The idea of doing something “different” is rarely encouraged. What does it take to defy convention and follow your dream of an alternate career?

Growing up in the 1990s India, we were taught that to be a success or even respected in society, one had to have a “proper” degree and a job. Doing something you enjoyed, or were passionate about, wasn’t encouraged or even discussed, unless you were passionate about medicine or engineering.

Today, things have changed. Colleges and universities have increased their offerings to accommodate more offbeat areas of study and the view that alternate careers are for people who didn’t get mainstream jobs is slowly being wiped out. But what does it truly take to follow your passion?

It's all about love

“There is this notion among our previous generation that a job isn’t something to be enjoyed,” says C.S. Amudhan. “That a job essentially means getting up in the morning and driving through the heat and traffic in a two-wheeler and continuously wiping sweat from your brow.”

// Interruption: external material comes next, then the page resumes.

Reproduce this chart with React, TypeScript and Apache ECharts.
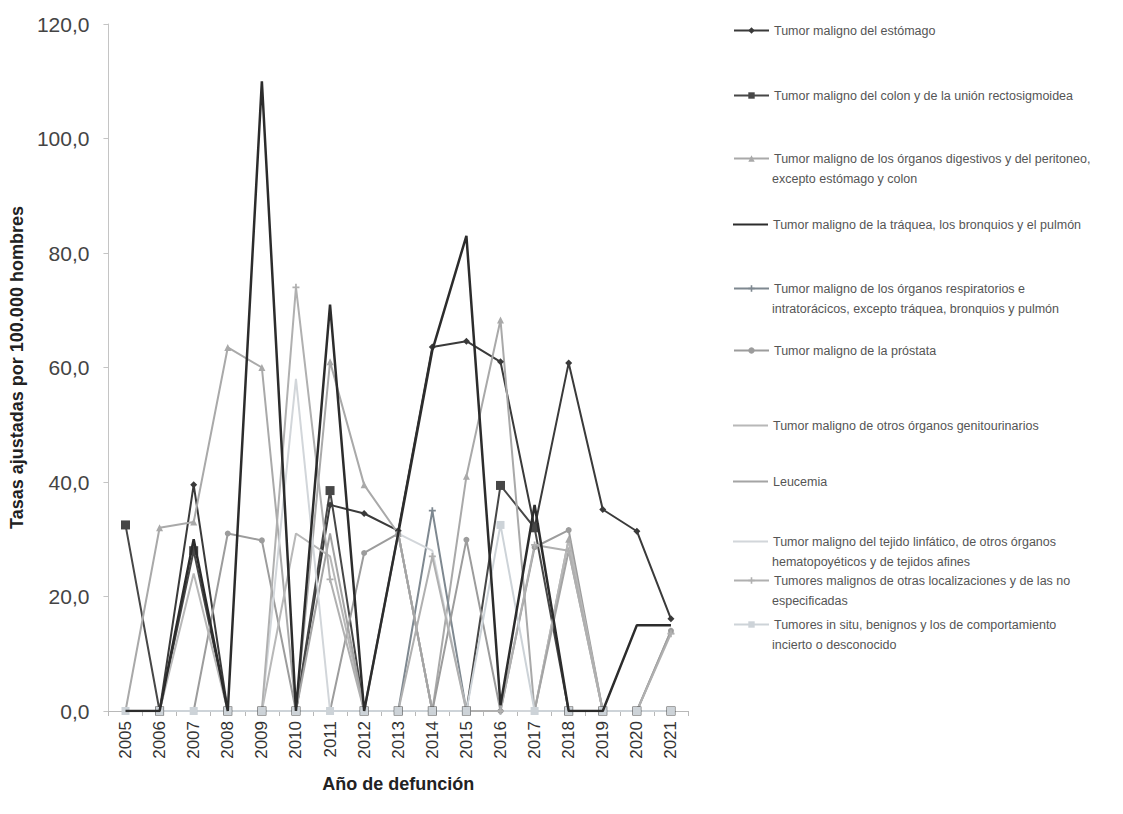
import React, { useEffect, useRef } from "react";
import * as echarts from "echarts";

const years = ["2005","2006","2007","2008","2009","2010","2011","2012","2013","2014","2015","2016","2017","2018","2019","2020","2021"];
const yTicks = [0, 20, 40, 60, 80, 100, 120];

const estomago = [0, 0, 39.5, 0, 0, 0, 36, 34.5, 31.5, 63.6, 64.6, 61, 32, 60.8, 35.2, 31.4, 16.1];
const colon = [32.5, 0, 28, 0, 0, 0, 38.5, 0, 0, 0, 0, 39.4, 32, 0, 0, 0, 0];
const digestivos = [0, 32, 33, 63.5, 60, 0, 61, 39.5, 31, 0, 41, 68.3, 0, 30, 0, 0, 14];
const pulmon = [0, 0, 30, 0, 110, 0, 71, 0, 31, 63, 83, 1, 36, 0, 0, 15, 15];
const respiratorios = [0, 0, 0, 0, 0, 0, 0, 0, 0, 35, 0, 0, 0, 0, 0, 0, 0];
const prostata = [0, 0, 0, 31, 29.8, 0, 0, 27.6, 31, 0, 29.9, 0, 28.6, 31.6, 0, 0, 14];
const genitourinarios = [0, 0, 24, 0, 0, 31, 27, 0, 31, 0, 0, 0, 0, 30, 0, 0, 0];
const leucemia = [0, 0, 0, 0, 0, 0, 31, 0, 31, 0, 0, 0, 0, 28, 0, 0, 0];
const linfatico = [0, 0, 0, 0, 0, 58, 0, 0, 31, 28, 0, 0, 0, 0, 0, 0, 0];
const otrasLocalizaciones = [0, 0, 0, 0, 0, 74, 23, 0, 0, 27, 0, 0, 29, 28, 0, 0, 13.5];
const inSitu = [0, 0, 0, 0, 0, 0, 0, 0, 0, 0, 0, 32.5, 0, 0, 0, 0, 0];

const legendLines: string[][] = [
  ["Tumor maligno del estómago"],
  ["Tumor maligno del colon y de la unión rectosigmoidea"],
  ["Tumor maligno de los órganos digestivos y del peritoneo,", "excepto estómago y colon"],
  ["Tumor maligno de la tráquea, los bronquios y el pulmón"],
  ["Tumor maligno de los órganos respiratorios e", "intratorácicos, excepto tráquea, bronquios y pulmón"],
  ["Tumor maligno de la próstata"],
  ["Tumor maligno de otros órganos genitourinarios"],
  ["Leucemia"],
  ["Tumor maligno del tejido linfático, de otros órganos", "hematopoyéticos y de tejidos afines"],
  ["Tumores malignos de otras localizaciones y de las no", "especificadas"],
  ["Tumores in situ, benignos y los de comportamiento", "incierto o desconocido"],
];

const seriesData = [estomago, colon, digestivos, pulmon, respiratorios, prostata, genitourinarios, leucemia, linfatico, otrasLocalizaciones, inSitu];

const PLUS = "path://M3,0H5V3H8V5H5V8H3V5H0V3H3Z";
const styles = [
  { color: "#3a3a3a", symbol: "diamond", size: 7, width: 2 },
  { color: "#474747", symbol: "rect", size: 9, width: 2 },
  { color: "#a9a9a9", symbol: "triangle", size: 7, width: 2 },
  { color: "#2c2c2c", symbol: "none", size: 0, width: 2.5 },
  { color: "#7e8890", symbol: PLUS, size: 7, width: 2 },
  { color: "#9c9c9c", symbol: "circle", size: 6, width: 2 },
  { color: "#b8b8b8", symbol: "none", size: 0, width: 2 },
  { color: "#a4a4a4", symbol: "none", size: 0, width: 2 },
  { color: "#d2d6da", symbol: "none", size: 0, width: 2 },
  { color: "#b0b0b0", symbol: PLUS, size: 7, width: 2 },
  { color: "#cdd3d8", symbol: "rect", size: 8, width: 2 },
];

const legendY = [32, 97, 160, 226, 290, 352, 427, 483, 543, 582, 626];
const FONT = "Liberation Sans, Arial, sans-serif";

export default function App() {
  const ref = useRef<HTMLDivElement>(null);
  useEffect(() => {
    if (!ref.current) return;
    const chart = echarts.init(ref.current, undefined, { renderer: "svg" });
    const names = legendLines.map((l) => l.join(" "));
    const legends = names.map((n, i) => {
      const noMarker = styles[i].symbol === "none";
      return {
        data: [noMarker ? { name: n, icon: "rect" } : n],
        left: 733,
        top: legendY[i] - 8,
        orient: "vertical",
        selectedMode: false,
        itemWidth: 35,
        itemHeight: noMarker ? 2 : 8,
        padding: 0,
        formatter: () => legendLines[i][0],
        textStyle: { fontFamily: FONT, fontSize: 12.5, color: "#555" },
      };
    });
    const graphics: any[] = [];
    legendLines.forEach((l, i) => {
      if (l.length > 1) {
        graphics.push({
          type: "text",
          left: 772,
          top: legendY[i] + 20 - 8,
          style: { text: l[1], fontFamily: FONT, fontSize: 12.5, fill: "#555" },
        });
      }
    });
    chart.setOption({
      animation: false,
      backgroundColor: "#fff",
      grid: { left: 107, top: 24, width: 581, height: 687, containLabel: false },
      legend: legends,
      graphic: graphics,
      xAxis: {
        type: "category",
        data: years,
        boundaryGap: true,
        name: "Año de defunción",
        nameLocation: "middle",
        nameGap: 64,
        nameTextStyle: { fontFamily: FONT, fontWeight: "bold", fontSize: 18, color: "#222" },
        axisLine: { lineStyle: { color: "#b8b8b8", width: 1 } },
        axisTick: { show: true, length: 5, lineStyle: { color: "#b8b8b8" } },
        axisLabel: { rotate: 90, margin: 10, fontFamily: "Liberation Sans Narrow, Arial Narrow, sans-serif", fontSize: 17, color: "#333" },
      },
      yAxis: {
        type: "value",
        min: 0,
        max: 120,
        interval: 20,
        name: "Tasas ajustadas por 100.000 hombres",
        nameLocation: "middle",
        nameGap: 79,
        nameTextStyle: { fontFamily: FONT, fontWeight: "bold", fontSize: 18, color: "#222" },
        splitLine: { show: false },
        axisLine: { show: true, lineStyle: { color: "#c4c4c4", width: 1 } },
        axisTick: { show: true, length: 5, lineStyle: { color: "#c4c4c4" } },
        axisLabel: {
          margin: 19,
          fontFamily: "Liberation Sans Narrow, Arial Narrow, sans-serif",
          fontSize: 21,
          color: "#444",
          formatter: (v: number) => (yTicks.includes(v) ? v.toFixed(1).replace(".", ",") : ""),
        },
      },
      series: seriesData.map((d, i) => ({
        name: names[i],
        type: "line",
        data: d,
        symbol: styles[i].symbol,
        symbolSize: styles[i].size,
        showSymbol: styles[i].symbol !== "none",
        lineStyle: { color: styles[i].color, width: styles[i].width },
        itemStyle: { color: styles[i].color },
        z: 2 + (i === 3 ? 5 : 0),
      })),
    });
    return () => chart.dispose();
  }, []);
  return <div ref={ref} style={{ position: "fixed", left: 0, top: 0, width: 1123, height: 814 }} />;
}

Amudhan is the director of the hugely successful Tamil Padam, a spoof of commercial Tamil cinema. Originally an advertising executive, Amudhan discussed the idea of a spoof on Tamil cinema with a friend, who suggested that he write a full-length script. “He happened to know Dayanidhi Alagiri, who was just launching Cloud Nine Movies,” says Amudhan. “One thing led to another, and two weeks of discussion later, we had started shooting!”

Amudhan, now working on his second film (aptly titled Rendavathu Padam), says that he never thought his lack of technical training as a liability. He believes that it enables him to think differently and to constantly surprise his audience. When quizzed about his parents’ reaction, he laughs. “I am the only child; bit of a spoilt brat. There wasn’t much of a reaction. I guess they just wanted me to be happy, and I’m very happy. I love my job”

Vinay Aravind is another person who loves his job as a Candid Wedding Photographer. A lawyer who graduated from National Law School, Bangalore, he discovered photography when he quit his corporate job to satisfy his need to do something creative. Today, his work has been featured in publications like The Rolling Stone, Femina, Wedding Vows, and BBC Good Food. “I bought a camera, picked up some basics, and shot a friend’s wedding. I spent a month processing the pictures and learning the software in the process, and based on that I got a paid wedding to shoot. Then based on that I got another one …. Of course, there were phases when I was delaying paying my credit card bills and the bank balance was dangerously low, but I guess it helped that I had a supportive family and some die-hard optimism,” he says. Shivya Nath is no stranger to new experiences; they are part of her job as a travel writer. She travels for a living and her stories have been published far and wide, including National Geographic Traveller, Lonely Planet, and The Forbes Travel Guide among others. She recently co-founded India Untravelled, an eco-tourism start-up with a view to introduce and promote travel experiences in rural India. However, she didn’t have as much luck as Amudhan and Vinay with her parents when she jumped from a corporate career in Singapore to travel for a living.

Today, Shivya receives sponsorships to review and write about travel experiences. “Unfortunately, there is no magical formula to find the money to travel,” she says. During her initial experiences, she had retained her corporate job and continued to save until she felt financially confident enough to quit. “Now that a part of my income is drawn through travel writing and India Untravelled, “work has become the pretext of many of my travels,” she says.

A different step

Money is perhaps one of the biggest factors that affect a career search among young people today. Financial security, the pressure of “settling down” and fulfilling the great Indian dream of having an “own house” and a big car are ingrained in most of us.

Srini Swaminathan, who taught children in the municipal corporation school at Dharavi in Mumbai, had the same dream. A state rank-holder who got into BITS-Pilani with a full scholarship, his initial priority was to make money and stabilise his family’s fiscal situation. “We were in abject poverty. My mother worked so hard to raise me and my brother. She told us education was the only way out of our situation,” he recalls.

After a couple of stints at volunteering, he took a few coaching classes for tsunami victims and had what he calls his “awakening”. In 2010, he came across Teach for India while working in Australia and “decided that if it wasn’t now, it would be never.”

Mirnalini Venkatraman, a post-graduate in Biotechnology, gave up her full-time job as a genetic research analyst to work in the non-profit sector. “It was a choice I made after few months into mainstream work,” she says. “I felt I wasn’t doing anything worthwhile. It was tough leaving a full-time mainstream job and starting something entirely new and fresh, without any previous experience. But there are problems and there are solutions. I want to be part of the solution.” She asserts that passion versus money is always a tough call, but is grateful for the support from her parents and her fiancé.

Chasing dreams and following passions that don’t conform to convention sound beautiful in theory, but fulfilling them require work, probably more than that required by a regular desk job.

They also require support, not just from those around you but from yourself, an unwavering belief that you are meant to do what you are now setting out to do.